Let me try to illustrate. Here’s a conversation that happened between some staff and the professor one day; it’s about what advice to give students when testing their code.

Tutor A: “I think that we should remind students to be very thorough about how they approach testing their code. Like, so far, I’ve been telling them that every line of code they write should have a test.”
Tutor B: “Hmmm, that might backfire. After all, lots of those lines of code are in functions, and we really just want them to make sure that their functions are working as intended. It’s not really feasible to test lines of code inside a function.”
Professor: “Actually…that seems like a fine outcome. We want students to be thinking about testing, and I’d actually be very excited if someone came up to me and asked how to test for what goes on inside a function…”

This was surprising to me because most discussions I’ve previously had about student learning had focused on how to reduce confusion for the students. But in this scenario, the professor was fine with it happening; if anything, they seemed pleased that the concepts, when taken to their extremes, incited more questions.
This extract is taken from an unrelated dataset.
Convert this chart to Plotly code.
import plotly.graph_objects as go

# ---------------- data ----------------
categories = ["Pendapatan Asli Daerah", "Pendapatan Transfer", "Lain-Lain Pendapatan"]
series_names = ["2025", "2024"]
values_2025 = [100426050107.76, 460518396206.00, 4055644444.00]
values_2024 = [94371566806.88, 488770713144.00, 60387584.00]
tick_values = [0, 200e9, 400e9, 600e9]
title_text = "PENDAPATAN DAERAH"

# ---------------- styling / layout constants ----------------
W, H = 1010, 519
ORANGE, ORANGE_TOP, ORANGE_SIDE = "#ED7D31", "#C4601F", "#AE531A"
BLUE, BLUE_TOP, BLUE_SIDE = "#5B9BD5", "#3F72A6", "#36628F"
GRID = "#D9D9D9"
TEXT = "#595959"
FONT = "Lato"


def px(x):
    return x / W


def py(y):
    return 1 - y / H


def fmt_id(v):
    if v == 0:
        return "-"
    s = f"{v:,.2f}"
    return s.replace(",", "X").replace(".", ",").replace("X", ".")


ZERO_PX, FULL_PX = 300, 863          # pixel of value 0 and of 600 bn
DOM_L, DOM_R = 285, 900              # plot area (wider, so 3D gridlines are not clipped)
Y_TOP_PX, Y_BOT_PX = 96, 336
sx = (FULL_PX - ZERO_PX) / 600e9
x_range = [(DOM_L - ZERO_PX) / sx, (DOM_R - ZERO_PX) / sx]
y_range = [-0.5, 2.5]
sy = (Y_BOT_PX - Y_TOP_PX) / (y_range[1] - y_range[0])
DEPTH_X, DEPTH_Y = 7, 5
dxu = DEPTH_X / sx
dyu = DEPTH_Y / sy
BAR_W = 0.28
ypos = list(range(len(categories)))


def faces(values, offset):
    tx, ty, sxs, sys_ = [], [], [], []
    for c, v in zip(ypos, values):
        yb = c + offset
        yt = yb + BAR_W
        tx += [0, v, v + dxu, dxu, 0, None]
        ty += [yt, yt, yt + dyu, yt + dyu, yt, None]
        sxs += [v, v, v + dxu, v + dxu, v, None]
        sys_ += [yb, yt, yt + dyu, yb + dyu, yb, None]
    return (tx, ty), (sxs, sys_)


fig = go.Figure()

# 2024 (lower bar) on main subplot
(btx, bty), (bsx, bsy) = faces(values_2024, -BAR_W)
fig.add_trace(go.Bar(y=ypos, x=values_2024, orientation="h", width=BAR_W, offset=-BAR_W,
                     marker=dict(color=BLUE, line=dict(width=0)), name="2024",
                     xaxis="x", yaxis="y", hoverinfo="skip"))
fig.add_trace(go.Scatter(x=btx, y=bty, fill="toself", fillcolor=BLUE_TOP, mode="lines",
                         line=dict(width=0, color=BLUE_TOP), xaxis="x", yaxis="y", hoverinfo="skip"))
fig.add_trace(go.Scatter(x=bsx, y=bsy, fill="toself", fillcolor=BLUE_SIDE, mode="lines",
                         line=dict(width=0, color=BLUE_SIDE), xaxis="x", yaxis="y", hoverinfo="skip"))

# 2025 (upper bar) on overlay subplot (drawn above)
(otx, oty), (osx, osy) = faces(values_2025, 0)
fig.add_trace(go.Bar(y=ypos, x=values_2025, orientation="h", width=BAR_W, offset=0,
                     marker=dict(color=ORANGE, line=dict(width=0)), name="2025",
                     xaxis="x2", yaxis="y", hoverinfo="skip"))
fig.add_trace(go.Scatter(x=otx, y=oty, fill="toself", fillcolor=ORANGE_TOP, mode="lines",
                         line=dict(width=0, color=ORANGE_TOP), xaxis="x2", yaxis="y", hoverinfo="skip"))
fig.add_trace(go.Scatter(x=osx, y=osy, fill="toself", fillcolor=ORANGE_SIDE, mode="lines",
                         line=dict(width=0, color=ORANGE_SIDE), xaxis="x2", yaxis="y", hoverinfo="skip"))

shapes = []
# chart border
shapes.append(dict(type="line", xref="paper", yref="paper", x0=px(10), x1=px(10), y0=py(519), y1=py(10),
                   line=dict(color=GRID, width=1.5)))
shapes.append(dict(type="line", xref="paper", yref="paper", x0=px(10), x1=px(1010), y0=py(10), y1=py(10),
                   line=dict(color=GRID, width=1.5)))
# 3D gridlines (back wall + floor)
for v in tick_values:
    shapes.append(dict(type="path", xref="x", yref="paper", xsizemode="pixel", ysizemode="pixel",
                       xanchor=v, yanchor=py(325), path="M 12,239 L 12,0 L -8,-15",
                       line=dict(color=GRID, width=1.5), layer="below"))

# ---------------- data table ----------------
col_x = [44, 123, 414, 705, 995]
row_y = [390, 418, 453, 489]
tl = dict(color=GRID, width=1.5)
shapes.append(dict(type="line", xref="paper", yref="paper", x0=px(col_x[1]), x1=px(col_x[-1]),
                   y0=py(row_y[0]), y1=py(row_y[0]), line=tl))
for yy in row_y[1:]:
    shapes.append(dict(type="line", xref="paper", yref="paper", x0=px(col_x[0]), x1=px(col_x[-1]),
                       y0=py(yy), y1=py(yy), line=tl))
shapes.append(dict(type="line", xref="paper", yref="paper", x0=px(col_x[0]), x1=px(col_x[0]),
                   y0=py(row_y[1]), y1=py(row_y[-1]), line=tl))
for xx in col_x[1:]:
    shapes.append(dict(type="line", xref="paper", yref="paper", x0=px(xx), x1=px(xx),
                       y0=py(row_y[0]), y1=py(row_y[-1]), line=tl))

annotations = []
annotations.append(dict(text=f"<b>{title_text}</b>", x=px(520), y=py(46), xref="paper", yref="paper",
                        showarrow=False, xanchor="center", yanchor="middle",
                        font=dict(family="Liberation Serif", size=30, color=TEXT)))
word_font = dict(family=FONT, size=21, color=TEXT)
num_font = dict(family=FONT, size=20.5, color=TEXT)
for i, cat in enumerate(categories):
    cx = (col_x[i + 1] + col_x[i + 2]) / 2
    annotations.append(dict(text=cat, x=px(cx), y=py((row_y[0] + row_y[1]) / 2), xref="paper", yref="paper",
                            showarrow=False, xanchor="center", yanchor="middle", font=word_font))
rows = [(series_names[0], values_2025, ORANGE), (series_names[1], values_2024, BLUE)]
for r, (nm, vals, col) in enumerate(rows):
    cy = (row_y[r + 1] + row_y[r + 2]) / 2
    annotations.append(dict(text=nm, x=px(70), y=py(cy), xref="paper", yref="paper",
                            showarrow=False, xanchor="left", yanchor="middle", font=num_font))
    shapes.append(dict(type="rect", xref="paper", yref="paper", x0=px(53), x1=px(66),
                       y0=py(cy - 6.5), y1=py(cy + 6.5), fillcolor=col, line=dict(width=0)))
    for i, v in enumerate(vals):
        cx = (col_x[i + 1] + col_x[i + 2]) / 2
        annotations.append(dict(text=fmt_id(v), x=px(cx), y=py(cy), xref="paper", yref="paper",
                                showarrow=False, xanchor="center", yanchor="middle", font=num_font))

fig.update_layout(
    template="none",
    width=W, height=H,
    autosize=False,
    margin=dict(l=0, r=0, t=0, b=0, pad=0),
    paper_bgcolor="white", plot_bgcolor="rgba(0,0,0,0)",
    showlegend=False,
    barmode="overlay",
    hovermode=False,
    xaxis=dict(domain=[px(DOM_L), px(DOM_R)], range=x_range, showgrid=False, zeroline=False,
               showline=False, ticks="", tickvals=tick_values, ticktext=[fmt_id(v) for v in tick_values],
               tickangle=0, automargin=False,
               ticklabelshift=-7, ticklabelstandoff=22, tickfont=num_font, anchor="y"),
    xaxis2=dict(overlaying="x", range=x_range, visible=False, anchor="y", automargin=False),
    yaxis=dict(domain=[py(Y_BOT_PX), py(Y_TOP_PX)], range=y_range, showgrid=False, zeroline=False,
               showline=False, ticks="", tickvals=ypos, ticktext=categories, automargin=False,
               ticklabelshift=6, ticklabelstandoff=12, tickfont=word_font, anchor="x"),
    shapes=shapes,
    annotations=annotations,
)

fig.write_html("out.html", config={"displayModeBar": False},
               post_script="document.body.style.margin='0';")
And this general concept, of giving students something that’s Not The Answer, in an effort to move them closer to The Answer seems to show up in several other areas.

For example, from my shallow understanding of how kōans work in Zen Buddhism, there’s a similar mechanic going on. The point of a kōan isn’t to develop a fully satisfactory answer to the question it asks, but to wrestle with the strangeness /​ paradoxical nature of the kōan. The auxiliary things that happen along the way, en route to the answer is really what the kōan is about.
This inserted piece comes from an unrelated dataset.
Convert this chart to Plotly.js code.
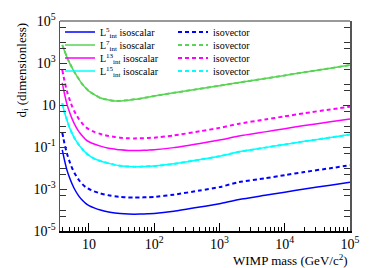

To be clear, the thing I’m trying to point at isn’t just giving people practice problems, the way that we already do for math or physics.

Rather, I’m imagining things like people purposefully writing incorrect /​ confusing material, such that it prompts students to ask more questions. I guess there’s already a good amount of people in the rationality space who write abstrusely, but I wonder how many are doing so for pedagogical reasons? Seeing as noticing confusion is an oft-cited useful skill, I think that there’s more to do here, especially if you’re upfront about how some of the material is going to be incomplete, and maybe sometimes even wrong.

It seems like there’s a slew of related useful skills here. Several times, in math class, for example, I’ve had my instructor make an error while doing some proof. And now I’m confused about how we got from step N to step N+1. Sometimes I figure that they’re just wrong, and I write what I think is correct. And sometimes I get scared that I’m the one who doesn’t understand.

But this whole process raises good questions. What if I hadn’t noticed that something was wrong? What does that say about my understanding? When I do notice that something is wrong, how do I know if it’s me or the other person?

This all seems applicable outside of a pedagogical context.